John C. Reilly Finds His Holy Grail in ‘Cyrus’
Taking risks has never intimidated Mark and Jay Duplass.
Since debuting at Sundance in 2003 with This Is John, an eight-minute short shot on a three-dollar budget, the New Orleans-born brothers have gained fame (but not always fortune) as the founders of mumblecore, a verité-style approach to filmmaking that favors improvisation over scripted drama. So perhaps it should come as no surprise that they took an equally fearless approach in casting Cyrus, their first studio film, which opens Friday.
In the movie, John C. Reilly plays John, a lonely divorcé whose latest romance is nearly sabotaged by his girlfriend’s pathologically possessive son. Mark and Jay knew they needed Riley for the role – they wrote the movie with him in mind – but they never bothered to tell him.
“If he didn’t take the part, Cyrus probably would never have been made,” says Jay, 37. “It was a ridiculous gamble to do something like that, but when you’re that inspired by one human being, you can’t help it. It’s nothing we’d recommend to anyone, including ourselves, but this is a tricky role.
“John does some questionable stuff, so we needed someone that audiences could get behind regardless of what he was doing. There was nobody who embodied the commonality and emotionality we were looking for more than John C. Reilly. He’s just a genuine dude.”
As fate would have it, Reilly was a fan. His wife, indie film producer Alison Dickey, had turned him on to Mark and Jay’s 2005 debut, the no-budget romantic comedy The Puffy Chair, and had encouraged him to work with the brothers, whose D.I.Y. style suited Reilly’s talent for improv.
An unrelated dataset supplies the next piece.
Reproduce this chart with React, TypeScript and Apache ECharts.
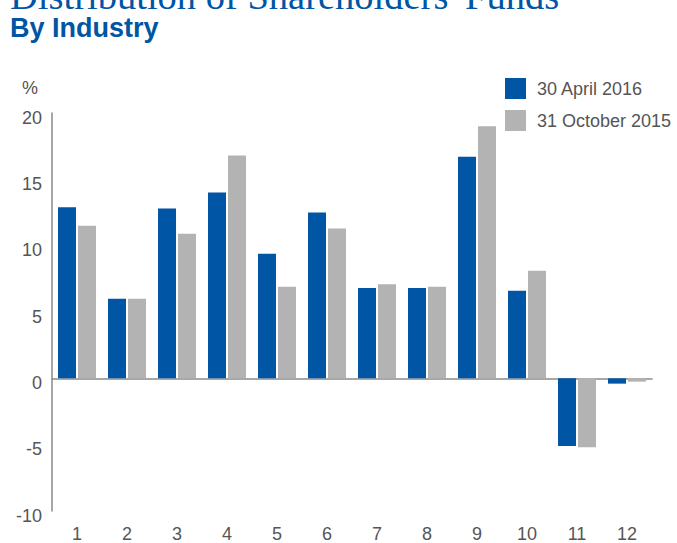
import React, { useEffect, useRef } from "react";
import * as echarts from "echarts";

const categories = ["1", "2", "3", "4", "5", "6", "7", "8", "9", "10", "11", "12"];
const april2016 = [12.9, 6.0, 12.8, 14.0, 9.4, 12.5, 6.8, 6.8, 16.7, 6.6, -5.1, -0.4];
const october2015 = [11.5, 6.0, 10.9, 16.8, 6.9, 11.3, 7.1, 6.9, 19.0, 8.1, -5.2, -0.25];
const seriesNames = ["30 April 2016", "31 October 2015"];

const BLUE = "#0055a4";
const GRAY = "#b3b3b3";
const TEXT = "#555555";
const AXIS = "#8a8a8a";
const SANS = "'Liberation Sans', Arial, Helvetica, sans-serif";

export default function App() {
  const ref = useRef<HTMLDivElement>(null);
  useEffect(() => {
    document.body.style.margin = "0";
    const chart = echarts.init(ref.current!, null, { renderer: "svg" });
    chart.setOption({
      animation: false,
      backgroundColor: "#ffffff",
      grid: { left: 52, right: 25, top: 113, bottom: 31, containLabel: false },
      legend: {
        orient: "vertical",
        left: 505,
        top: 78,
        padding: 0,
        itemWidth: 21,
        itemHeight: 21,
        itemGap: 11,
        icon: "rect",
        data: seriesNames,
        textStyle: { color: TEXT, fontSize: 18, fontFamily: SANS, padding: [0, 0, 0, 6] },
      },
      graphic: [
        {
          type: "text",
          x: 10,
          y: -4,
          style: {
            text: "Distribution of Shareholders' Funds",
            fill: BLUE,
            fontSize: 38.5,
            fontFamily: "'Liberation Serif', 'Times New Roman', serif",
            verticalAlign: "middle",
          },
        },
        {
          type: "text",
          x: 10,
          y: 28,
          style: {
            text: "By Industry",
            fill: BLUE,
            fontSize: 27,
            fontWeight: "bold",
            fontFamily: SANS,
            verticalAlign: "middle",
          },
        },
        {
          type: "text",
          x: 30,
          y: 88,
          style: {
            text: "%",
            fill: TEXT,
            fontSize: 18,
            fontFamily: SANS,
            align: "center",
            verticalAlign: "middle",
          },
        },
      ],
      xAxis: [
        {
          type: "category",
          data: categories,
          position: "top",
          axisLine: { show: true, onZero: true, lineStyle: { color: AXIS, width: 1.5 } },
          axisTick: { show: false },
          axisLabel: { show: false },
          splitLine: { show: false },
        },
        {
          type: "category",
          data: categories,
          position: "bottom",
          axisLine: { show: false, onZero: false },
          axisTick: { show: false },
          axisLabel: { color: TEXT, fontSize: 18, fontFamily: SANS, margin: 14 },
          splitLine: { show: false },
        },
      ],
      yAxis: {
        type: "value",
        min: -10,
        max: 20,
        interval: 5,
        axisLine: { show: true, lineStyle: { color: AXIS, width: 1.5 } },
        axisTick: { show: false },
        splitLine: { show: false },
        axisLabel: {
          color: TEXT,
          fontSize: 18,
          fontFamily: SANS,
          margin: 10,
          verticalAlign: "top",
          lineHeight: 9,
        },
      },
      series: [
        {
          name: seriesNames[0],
          type: "bar",
          xAxisIndex: 1,
          data: april2016,
          barWidth: 18,
          barGap: "11%",
          itemStyle: { color: BLUE },
        },
        {
          name: seriesNames[1],
          type: "bar",
          xAxisIndex: 1,
          data: october2015,
          barWidth: 18,
          barGap: "11%",
          itemStyle: { color: GRAY },
        },
      ],
    });
    return () => chart.dispose();
  }, []);
  return (
    <div
      ref={ref}
      style={{ position: "fixed", left: 0, top: 0, width: 677, height: 543 }}
    />
  );
}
Soon after, Mark and Jay presented him with a script.
“We weren’t close at all,” says Reilly, 45. “The first time we met, they told me Cyrus wouldn’t work without me. But it’s not every day that someone writes a script with you in mind. It’s very flattering, and it means someone has taken the time to think about what you bring to the table that’s unique. It means they have a vision.
“Sometimes I’m offered things, and the producers tell me they need an answer by Friday or they’re moving on to somebody else. To me, a movie is only worth doing if you get the perfect people to do it, with first choices all around. If you’re just trying to beat a deadline and you don’t care who plays the parts, why bother?”
Reilly acknowledges that scripts tailored to his specific talents might never have reached his desk without director Paul Thomas Anderson, who picked the curly-haired Chicago native to star in his 1996 debut, Hard Eight, and his 1997 follow-up, Boogie Nights. For the first decade of his career, Reilly says he struck filmmakers, many of whom were unfamiliar with his previous work, as a welcome surprise. Not Anderson.
“Paul is a psycho Brian De Palma fan, so I know he’d seen me in Casualties of War,” Reilly says, referring to his 1989 big-screen debut, in which he played an American soldier in Vietnam opposite Michael J. Fox and Sean Penn. “But he’d seen everything I’d ever made to that point, which was about a dozen movies.”
Reilly laughs when recalling some of the movies he’s made since then. “I did Days of Thunder because I wanted to work with Robert Duvall,” he says of the 1990 NASCAR drama in which Tom Cruise takes his Top Gun act to the racetrack. “Then I found out Robert Duvall did it because he wanted a lot of money.”
Today, Reilly is grateful to be working with filmmakers, like Mark and Jay, who refuse to settle for second choices and trust their actors to participate in the creative process, though he admits it’s sometimes easier to stick to a script. (“I don’t mind being a puppet,” he says.) When he read the script for Cyrus, which Mark and Jay used only as a loose outline to inspire the cast, he knew he’d found, as he puts it, his “holy grail.”
“I was really drawn to the way Mark and Jay like to work,” he says. “We shot the movie in order, which almost never happens these days. I don’t know why. The story comes together so organically when you do that. And I liked the hopeful arc of the character they created. He’s desperate – he’s got nothing to lose, so he’ll say and do anything. He’s afraid to trust love, but he does.
“I’m not sure about this mumblecore label. It sounds like a left-handed compliment to me. What does it mean? I guess it means that Mark and Jay reject processed storytelling and phony, B.S. characters. Maybe they’re not as economical with their words as some writers, but who cares? That’s exactly why I wanted to work with them.”